Swamp Children
So Hot
(LTM 2634)

In a dream, you're in the car, driving some clifftop road in some mysterious coastal town, with the radio meandering in and out between three separate low-fi college stations. One is playing early Everything But the Girl, another is playing some heretofore unheard dirty demos of a pre-fame Sade jamming with a New York art-funk band, and the third is playing the most accessible Ludus tracks never made.

You round the bend, and the stations fade out, only for a couple of new ones to fade in, these playing, alternately, Cocteau Twins and Astrud Gilberto.

Waking up, you realize that you put So Hot by Swamp Children into your CD-player alarm clock. What a confusing wake-up call!

This record was put out by Factory Records in 1982, and is now reissued by LTM Publishing, the connoisseur label that seems to be cataloguing everything that ever came out of Manchester, England, except for the few artists that had any success. It's a music scene preserved in sonic amber, full of discoveries great and small for the eclectic archaeologist who might care.

Now, given that it took a number of rather esoteric comparisons to get at a description of this band and its sound, clearly Swamp Children is by no means any kind of essential. But if you have an affinity for those beautiful Factory records, or the diversities of Manchester's 80s music scene, it's a little gem … and a weird one. No Joy Division influence at all; rather, this band presaged the lounge music trend by ten or fifteen years.

They're heavy on Latin-esque rhythms, mostly Brazilian, with slinky, sometimes quite flat vocals by dreamy Ann Quigley. It reminds me of the early-80s New York art world, the aural equivalent of Jean-Michel Basquiat strutting around trying to score some drugs.

It's not properly jazz, any more than the Coctails were, more like a bunch of art school kids self-proclaiming an instantaneous ability to play jazz without really knowing much about it. Or maybe Swamp Children sprung up in another dimension where Stereolab's parents all had a band together back in the day.
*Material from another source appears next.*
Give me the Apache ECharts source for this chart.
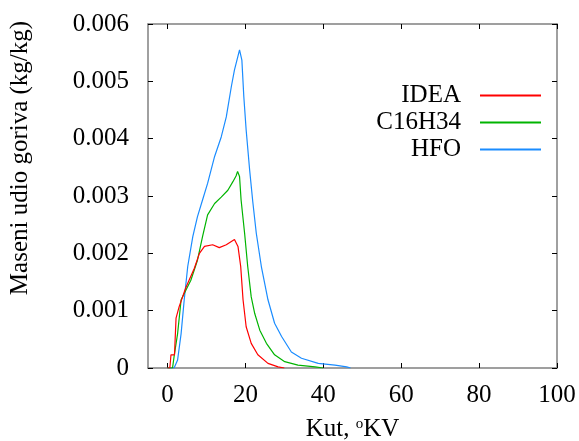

The chops are good (despite some off-pitch horns here and there), the songs mostly memorable (especially "Tender Game" and "Spark the Flame" … I like the prettier stuff), though there's quite a bit of aimless wankery and underachieved improv.

Still, the main vibe is like washing down an unidentified pill with a couple of glasses of Cristal. Simultaneously woozy and disorienting, and warm and smiley. A seductive brew, though not one to drink every day, else you'll piss the bed on a regular basis.